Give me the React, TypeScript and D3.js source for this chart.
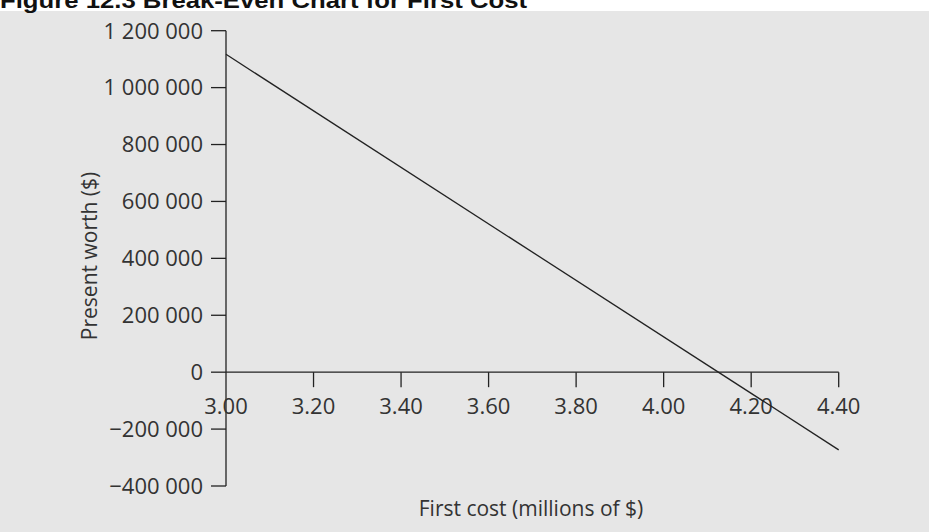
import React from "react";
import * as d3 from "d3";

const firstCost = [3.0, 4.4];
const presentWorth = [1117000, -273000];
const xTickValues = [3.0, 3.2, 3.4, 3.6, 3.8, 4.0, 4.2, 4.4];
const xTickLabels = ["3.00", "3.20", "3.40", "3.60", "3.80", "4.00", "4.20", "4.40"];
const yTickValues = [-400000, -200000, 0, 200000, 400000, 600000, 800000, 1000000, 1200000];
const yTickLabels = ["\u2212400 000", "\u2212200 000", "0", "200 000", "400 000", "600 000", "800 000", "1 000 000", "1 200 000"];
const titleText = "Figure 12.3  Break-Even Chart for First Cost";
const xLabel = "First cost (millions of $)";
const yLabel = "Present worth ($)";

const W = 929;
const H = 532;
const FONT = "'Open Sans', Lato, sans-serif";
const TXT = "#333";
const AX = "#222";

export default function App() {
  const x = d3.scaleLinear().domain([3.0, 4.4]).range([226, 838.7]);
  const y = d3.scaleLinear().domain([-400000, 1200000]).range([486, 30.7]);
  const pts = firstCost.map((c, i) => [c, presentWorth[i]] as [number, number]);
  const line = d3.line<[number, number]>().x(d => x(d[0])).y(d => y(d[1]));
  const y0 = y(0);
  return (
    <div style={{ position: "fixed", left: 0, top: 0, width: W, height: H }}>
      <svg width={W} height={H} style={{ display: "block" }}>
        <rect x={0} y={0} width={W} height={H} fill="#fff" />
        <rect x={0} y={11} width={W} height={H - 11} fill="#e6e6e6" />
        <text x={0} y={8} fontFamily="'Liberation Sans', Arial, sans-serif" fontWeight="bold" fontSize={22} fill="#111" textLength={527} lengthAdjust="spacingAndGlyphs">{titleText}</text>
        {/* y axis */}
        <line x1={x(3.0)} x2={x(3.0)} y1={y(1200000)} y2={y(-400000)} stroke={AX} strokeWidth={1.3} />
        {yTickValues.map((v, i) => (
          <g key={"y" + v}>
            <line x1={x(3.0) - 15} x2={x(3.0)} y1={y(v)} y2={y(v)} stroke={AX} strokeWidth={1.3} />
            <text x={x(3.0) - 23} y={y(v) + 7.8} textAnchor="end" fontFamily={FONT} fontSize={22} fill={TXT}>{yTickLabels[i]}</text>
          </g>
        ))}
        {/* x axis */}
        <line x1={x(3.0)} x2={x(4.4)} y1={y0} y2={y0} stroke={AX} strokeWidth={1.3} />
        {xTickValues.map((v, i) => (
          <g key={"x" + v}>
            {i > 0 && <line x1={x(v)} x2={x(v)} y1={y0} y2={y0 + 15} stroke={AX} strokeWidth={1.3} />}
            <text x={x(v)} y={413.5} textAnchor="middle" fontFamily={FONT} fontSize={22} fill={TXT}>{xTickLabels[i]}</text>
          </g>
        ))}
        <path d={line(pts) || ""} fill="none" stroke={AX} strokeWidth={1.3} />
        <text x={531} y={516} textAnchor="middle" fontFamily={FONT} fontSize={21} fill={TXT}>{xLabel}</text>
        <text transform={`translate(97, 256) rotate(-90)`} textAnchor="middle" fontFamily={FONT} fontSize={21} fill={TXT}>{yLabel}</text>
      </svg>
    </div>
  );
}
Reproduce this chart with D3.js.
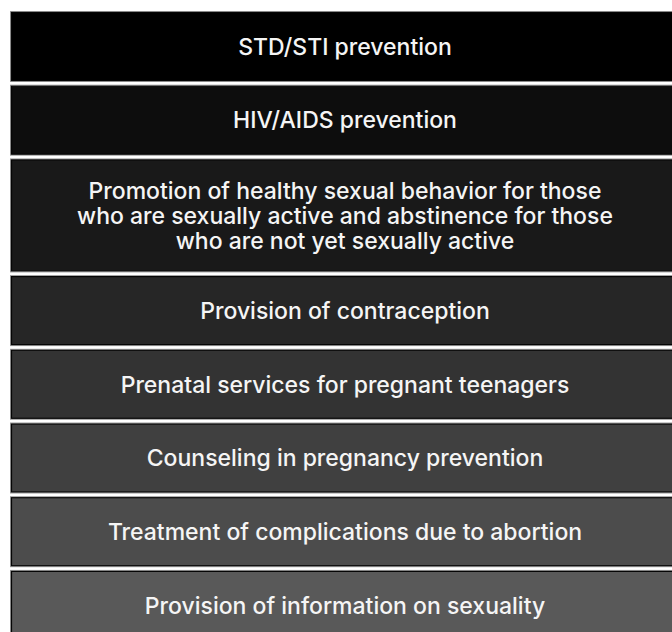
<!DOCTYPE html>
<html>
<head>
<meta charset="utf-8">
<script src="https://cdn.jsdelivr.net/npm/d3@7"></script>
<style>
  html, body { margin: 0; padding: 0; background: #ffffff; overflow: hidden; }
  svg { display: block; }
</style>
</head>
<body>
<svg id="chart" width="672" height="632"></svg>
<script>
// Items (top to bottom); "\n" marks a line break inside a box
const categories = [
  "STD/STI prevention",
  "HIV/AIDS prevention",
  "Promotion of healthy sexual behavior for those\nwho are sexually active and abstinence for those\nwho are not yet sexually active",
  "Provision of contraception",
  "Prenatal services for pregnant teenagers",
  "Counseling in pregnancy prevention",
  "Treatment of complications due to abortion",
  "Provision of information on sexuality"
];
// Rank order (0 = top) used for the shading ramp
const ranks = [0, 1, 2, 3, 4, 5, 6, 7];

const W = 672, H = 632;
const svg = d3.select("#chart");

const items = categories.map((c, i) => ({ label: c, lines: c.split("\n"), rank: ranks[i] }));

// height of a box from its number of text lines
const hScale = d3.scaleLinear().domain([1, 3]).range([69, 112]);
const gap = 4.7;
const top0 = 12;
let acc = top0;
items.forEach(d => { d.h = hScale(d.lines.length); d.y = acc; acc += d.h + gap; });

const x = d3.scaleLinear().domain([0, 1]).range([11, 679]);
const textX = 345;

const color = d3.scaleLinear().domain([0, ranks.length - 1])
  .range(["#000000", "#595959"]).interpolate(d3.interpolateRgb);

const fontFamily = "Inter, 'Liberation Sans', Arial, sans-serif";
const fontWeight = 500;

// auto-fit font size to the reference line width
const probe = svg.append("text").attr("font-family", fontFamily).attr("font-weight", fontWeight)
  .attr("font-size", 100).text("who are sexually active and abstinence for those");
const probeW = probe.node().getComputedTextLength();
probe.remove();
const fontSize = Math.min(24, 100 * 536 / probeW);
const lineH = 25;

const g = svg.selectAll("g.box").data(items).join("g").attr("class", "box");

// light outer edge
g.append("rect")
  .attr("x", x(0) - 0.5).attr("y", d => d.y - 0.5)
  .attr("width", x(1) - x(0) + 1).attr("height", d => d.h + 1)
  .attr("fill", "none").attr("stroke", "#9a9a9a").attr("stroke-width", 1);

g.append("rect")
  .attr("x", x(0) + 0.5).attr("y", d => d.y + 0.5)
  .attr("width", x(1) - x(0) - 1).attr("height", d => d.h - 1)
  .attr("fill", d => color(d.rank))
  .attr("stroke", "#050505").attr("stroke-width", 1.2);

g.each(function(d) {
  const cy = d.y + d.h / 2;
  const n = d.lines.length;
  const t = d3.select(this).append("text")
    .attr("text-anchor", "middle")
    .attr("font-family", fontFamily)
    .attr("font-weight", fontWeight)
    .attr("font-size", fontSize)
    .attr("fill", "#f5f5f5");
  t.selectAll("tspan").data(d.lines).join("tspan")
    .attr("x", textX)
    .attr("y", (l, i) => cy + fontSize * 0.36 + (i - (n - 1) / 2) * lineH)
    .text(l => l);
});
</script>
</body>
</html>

═══

Make a list of all lines in the data that contain "React".

Give me the React, TypeScript and D3.js source for this chart.
import React from "react";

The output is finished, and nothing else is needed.